In summary, further studies are required to investigate miR-10a function
in vivo. Despite an intriguing expression pattern, we were not able to define the miR-10a function in Treg in vivo. Importantly, our results suggest that phenotypic effects obtained using antagomiRs and possibly other classes of pharmacological miRNA inhibitors should be interpreted with a certain degree of caution. Of note, similar discrepancies between pharmacological miRNA inhibition and genetic ablation have been described for another miRNA and other pharmacologic inhibitors
[13],
[25].
In summary, it appears that Treg do not express a specific miRNA essential for Treg function. Although absence of all miRNAs leads to spontaneous scurfy-like disease
[4],
[5],
[6], no individual miRNA required for Treg function under homeostatic conditions has been described yet. The Treg-enriched miRNAs miR-155 and miR-10a are on their own largely dispensable for global Treg function under homeostatic conditions
in vivo
[26] and data not shown.

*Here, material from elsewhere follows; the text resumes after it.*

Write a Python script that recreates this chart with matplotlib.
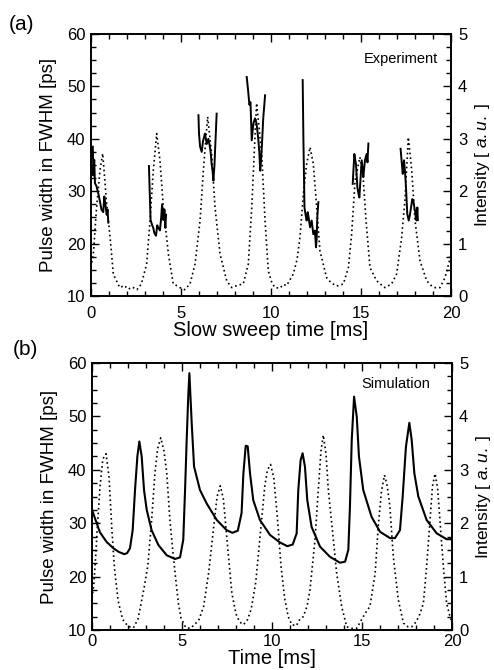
import numpy as np
import matplotlib
matplotlib.use("Agg")
import matplotlib.pyplot as plt
from matplotlib.ticker import MultipleLocator

plt.rcParams['font.family'] = ['Liberation Sans', 'DejaVu Sans']
plt.rcParams['mathtext.fontset'] = 'custom'
plt.rcParams['mathtext.it'] = 'Liberation Sans:italic'
plt.rcParams['mathtext.rm'] = 'Liberation Sans'

nan = np.nan

# (a) experiment: pulse width [ps], measured only near the intensity peaks (nan = gap)
exp_t = [0.10, 0.13, 0.18, 0.22, 0.30, 0.41, 0.50, 0.58, 0.68, 0.74, 0.80, 0.87, 0.92, 0.96, nan,
         3.22, 3.26, 3.31, 3.40, 3.46, 3.52, 3.61, 3.68, 3.74, 3.83, 3.90, 3.95, 4.02, 4.08, 4.13, 4.17, nan,
         5.97, 6.00, 6.06, 6.15, 6.22, 6.33, 6.43, 6.52, 6.61, 6.66, 6.70, 6.75, 6.80, 6.86, 6.90, 6.94, 6.98, nan,
         8.65, 8.72, 8.80, 8.86, 8.93, 9.02, 9.11, 9.20, 9.30, 9.35, 9.40, 9.45, 9.50, 9.57, 9.62, 9.67, nan,
         11.76, 11.80, 11.86, 11.92, 11.98, 12.04, 12.10, 12.17, 12.26, 12.35, 12.44, 12.50, 12.54, 12.57, 12.63, nan,
         14.54, 14.58, 14.63, 14.68, 14.72, 14.80, 14.86, 14.91, 14.98, 15.04, 15.13, 15.18, 15.22, 15.31, 15.36, 15.41, nan,
         17.20, 17.25, 17.32, 17.36, 17.39, 17.45, 17.50, 17.57, 17.65, 17.72, 17.78, 17.85, 17.91, 17.96, 18.00, 18.05, 18.09, 18.13, 18.16]
exp_w = [38.5, 33.0, 36.0, 31.5, 31.0, 29.5, 28.0, 26.5, 26.0, 29.0, 27.5, 25.5, 26.5, 24.0, nan,
         34.8, 30.0, 24.5, 23.5, 23.0, 22.0, 21.5, 23.5, 23.0, 22.5, 25.0, 27.5, 24.5, 26.5, 23.0, 25.5, nan,
         44.5, 41.0, 38.5, 37.5, 39.5, 41.0, 39.0, 40.0, 38.4, 37.0, 35.2, 34.0, 32.0, 35.0, 38.4, 41.5, 44.8, nan,
         51.8, 49.5, 46.5, 47.0, 39.7, 42.9, 43.9, 42.9, 39.7, 37.5, 33.9, 36.0, 39.1, 44.0, 46.1, 48.3, nan,
         51.2, 40.0, 26.9, 25.5, 24.4, 26.0, 24.8, 23.1, 24.4, 21.8, 22.5, 19.3, 21.0, 25.0, 27.9, nan,
         31.4, 34.0, 37.1, 36.0, 35.2, 30.7, 29.5, 28.8, 32.7, 35.9, 32.7, 34.5, 35.9, 37.1, 35.5, 39.1, nan,
         38.1, 36.0, 33.3, 35.0, 35.9, 33.5, 30.7, 25.7, 24.4, 25.5, 26.9, 28.5, 28.2, 27.0, 26.3, 24.8, 24.4, 26.9, 24.5]

# (a) experiment: intensity [a.u.]
exp_it = [0.00, 0.13, 0.31, 0.50, 0.65, 0.87, 1.06, 1.24, 1.40, 1.60, 1.85, 2.07, 2.30, 2.55, 2.80, 3.09, 3.28, 3.46, 3.65,
          3.83, 4.02, 4.30, 4.57, 4.75, 4.94, 5.20, 5.50, 5.78, 6.06, 6.24, 6.48, 6.70, 6.89, 7.17, 7.54, 7.82, 8.10,
          8.46, 8.74, 8.93, 9.11, 9.20, 9.48, 9.67, 9.85, 10.05, 10.22, 10.50, 10.68, 10.87, 11.24, 11.45, 11.61, 11.80,
          11.98, 12.17, 12.35, 12.54, 12.72, 13.09, 13.35, 13.65, 14.02, 14.30, 14.48, 14.67, 14.94, 15.13, 15.28, 15.50,
          15.87, 16.10, 16.33, 16.70, 16.98, 17.26, 17.44, 17.63, 17.82, 18.00, 18.28, 18.65, 18.90, 19.11, 19.39, 19.67,
          19.86, 20.00]
exp_iv = [0.55, 0.80, 1.69, 2.40, 2.72, 1.76, 1.12, 0.42, 0.30, 0.16, 0.20, 0.13, 0.17, 0.12, 0.23, 0.61, 1.44, 2.39, 3.10,
          2.59, 1.69, 0.80, 0.23, 0.20, 0.16, 0.12, 0.23, 0.61, 1.44, 2.39, 3.42, 2.72, 1.69, 0.80, 0.29, 0.16, 0.20,
          0.23, 0.61, 1.69, 3.04, 3.68, 2.72, 1.44, 0.48, 0.25, 0.16, 0.15, 0.22, 0.20, 0.42, 0.70, 1.12, 1.95,
          2.52, 2.84, 2.52, 1.69, 0.86, 0.35, 0.25, 0.19, 0.23, 0.54, 1.18, 2.20, 2.65, 2.20, 1.44, 0.54,
          0.29, 0.22, 0.16, 0.23, 0.42, 1.12, 1.83, 3.03, 2.39, 1.44, 0.67, 0.29, 0.20, 0.16, 0.16, 0.35,
          0.60, 0.80]

# (b) simulation: pulse width [ps]
sim_t = [0.00, 0.44, 0.81, 1.19, 1.50, 1.80, 1.95, 2.11, 2.26, 2.39, 2.52, 2.63, 2.76, 2.89, 3.04, 3.31, 3.69, 4.15, 4.61,
         4.89, 5.07, 5.17, 5.26, 5.35, 5.41, 5.48, 5.54, 5.67, 6.00, 6.37, 6.93, 7.48, 7.80, 8.10, 8.31, 8.41, 8.54,
         8.65, 8.78, 8.96, 9.33, 9.89, 10.44, 10.85, 11.15, 11.37, 11.46, 11.59, 11.70, 11.83, 11.96, 12.20, 12.67,
         13.22, 13.78, 14.06, 14.24, 14.33, 14.43, 14.56, 14.71, 14.83, 15.07, 15.53, 16.00, 16.56, 16.83, 17.11,
         17.26, 17.44, 17.63, 17.76, 17.91, 18.13, 18.59, 19.15, 19.70, 20.00]
sim_w = [32.5, 28.3, 26.5, 25.3, 24.6, 24.2, 24.4, 25.3, 28.7, 36.2, 42.5, 45.3, 42.5, 36.2, 32.5, 28.7, 25.9, 24.0, 23.3,
         23.6, 26.9, 36.2, 45.6, 54.0, 58.1, 53.0, 48.7, 40.6, 36.2, 33.7, 30.6, 28.7, 28.2, 28.6, 31.9, 39.3, 44.5,
         44.4, 39.3, 34.3, 30.6, 27.8, 26.4, 25.7, 26.0, 28.1, 36.2, 41.8, 43.1, 40.6, 34.3, 29.3, 25.6,
         23.7, 22.6, 22.8, 25.0, 33.1, 45.6, 53.7, 49.9, 42.5, 36.2, 31.2, 28.4, 27.2, 27.2, 28.7,
         35.0, 44.3, 48.8, 45.6, 39.3, 35.0, 30.6, 28.1, 27.0, 27.0]

# (b) simulation: intensity [a.u.]
sim_it = [0.00, 0.10, 0.20, 0.30, 0.45, 0.60, 0.78, 0.95, 1.10, 1.25, 1.45, 1.70, 2.00, 2.30, 2.55, 2.70, 2.90, 3.10,
          3.30, 3.50, 3.65, 3.82, 4.00, 4.15, 4.33, 4.50, 4.62, 4.80, 4.95, 5.20, 5.45, 5.70, 5.95, 6.20, 6.48, 6.76,
          6.95, 7.13, 7.30, 7.50, 7.77, 8.00, 8.20, 8.42, 8.65, 8.85, 9.10, 9.35, 9.60, 9.75, 9.92, 10.10, 10.30,
          10.50, 10.70, 10.90, 11.10, 11.35, 11.55, 11.74, 11.95, 12.11, 12.39, 12.57, 12.72, 12.85, 13.00, 13.13,
          13.41, 13.59, 13.87, 14.15, 14.40, 14.70, 15.07, 15.25, 15.44, 15.73, 15.90, 16.08, 16.25, 16.40, 16.55,
          16.74, 17.02, 17.30, 17.55, 17.76, 18.00, 18.22, 18.41, 18.59, 18.78, 18.92, 19.06, 19.20, 19.33, 19.52,
          19.70, 19.89, 20.00]
sim_iv = [0.60, 0.85, 1.35, 1.95, 2.70, 3.20, 3.30, 2.85, 1.90, 1.15, 0.55, 0.20, 0.07, 0.04, 0.20, 0.45, 0.80, 1.20,
          2.00, 2.95, 3.40, 3.60, 3.35, 2.95, 2.05, 1.45, 1.05, 0.50, 0.22, 0.05, 0.03, 0.10, 0.20, 0.44, 1.07, 1.93,
          2.50, 2.70, 2.45, 1.69, 0.69, 0.30, 0.15, 0.10, 0.20, 0.40, 0.90, 1.80, 2.70, 3.00, 3.10, 2.85, 2.10,
          1.20, 0.60, 0.25, 0.10, 0.08, 0.20, 0.25, 0.45, 0.75, 1.69, 2.62, 3.35, 3.65, 3.30, 2.62,
          1.69, 1.07, 0.44, 0.06, 0.03, 0.03, 0.25, 0.35, 0.44, 1.06, 1.93, 2.60, 2.90, 2.70, 2.31,
          1.37, 0.56, 0.13, 0.06, 0.06, 0.15, 0.30, 0.50, 1.19, 2.06, 2.70, 2.93, 2.65, 2.06, 1.19,
          0.50, 0.25, 0.15]

dot_style = (0, (1.0, 1.8))


def style(ax, ax2, xlabel, xpad):
    ax.set_xlim(0, 20)
    ax.set_ylim(10, 60)
    ax2.set_ylim(0, 5)
    ax.xaxis.set_major_locator(MultipleLocator(5))
    ax.xaxis.set_minor_locator(MultipleLocator(1))
    ax.yaxis.set_major_locator(MultipleLocator(10))
    ax.yaxis.set_minor_locator(MultipleLocator(2.5))
    ax2.yaxis.set_major_locator(MultipleLocator(1))
    ax2.yaxis.set_minor_locator(MultipleLocator(0.25))
    ax.tick_params(axis='both', which='both', direction='in', top=True, right=False, width=1.0)
    ax.tick_params(axis='x', which='major', length=6, pad=xpad, labelsize=12)
    ax.tick_params(axis='y', which='major', length=6, pad=4, labelsize=12)
    ax.tick_params(which='minor', length=3.5)
    ax2.tick_params(axis='y', which='both', direction='in', width=1.0, labelsize=12, pad=5)
    ax2.tick_params(axis='y', which='major', length=6)
    ax2.tick_params(axis='y', which='minor', length=3.5)
    for a in (ax, ax2):
        for s in a.spines.values():
            s.set_linewidth(1.2)
    ax.set_xlabel(xlabel, fontsize=14.5, labelpad=0)
    ax.set_ylabel('Pulse width in FWHM [ps]', fontsize=13.5, labelpad=7)
    ax2.set_ylabel(r'Intensity [ $\mathit{a.u.}$ ]', fontsize=12.5)
    ax2.yaxis.set_label_coords(1.06, 0.5)


fig = plt.figure(figsize=(4.94, 6.70), dpi=100)

# panel (a)
ax_a = fig.add_axes([91 / 494, 1 - 296 / 670, 360 / 494, 262 / 670])
ax_a2 = ax_a.twinx()
ax_a2.plot(exp_it, exp_iv, color='black', lw=1.2, linestyle=dot_style)
ax_a.plot(exp_t, exp_w, color='black', lw=1.4)
ax_a.set_zorder(ax_a2.get_zorder() + 1)
ax_a.patch.set_visible(False)
style(ax_a, ax_a2, 'Slow sweep time [ms]', 7)
ax_a.text(0.964, 0.905, 'Experiment', transform=ax_a.transAxes, ha='right', va='center', fontsize=10.5)
fig.text(22 / 494, 1 - 24 / 670, '(a)', ha='center', va='center', fontsize=15)

# panel (b)
ax_b = fig.add_axes([92 / 494, 1 - 630 / 670, 360 / 494, 267 / 670])
ax_b2 = ax_b.twinx()
ax_b2.plot(sim_it, sim_iv, color='black', lw=1.2, linestyle=dot_style)
ax_b.plot(sim_t, sim_w, color='black', lw=1.5)
ax_b.set_zorder(ax_b2.get_zorder() + 1)
ax_b.patch.set_visible(False)
style(ax_b, ax_b2, 'Time [ms]', 3)
ax_b.text(0.939, 0.92, 'Simulation', transform=ax_b.transAxes, ha='right', va='center', fontsize=10.5)
fig.text(25 / 494, 1 - 350 / 670, '(b)', ha='center', va='center', fontsize=15)

fig.savefig('out.png', dpi=100)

Even the role of miR-146a remains unclear as the studies of miR-146a-deficient Tregs involved the co-transfer of miR-146a-deficient Treg along with miR-146a-deficient hyper-reactive IFN-γ secreting Teff and scurfy bone marrow as well as a pre-transplant preconditioning regimen
[27]. Therefore, the function of miR-146a in Tregs under homeostatic conditions has not been determined. Thus, the absence of the protective layer of multiple miRNAs may predispose Treg to dysfunction, particularly in an inflammatory milieu and might constitute a risk factor for the development of autoimmune disease but absence of several individual miRNAs does not lead to complete Treg dysfunction.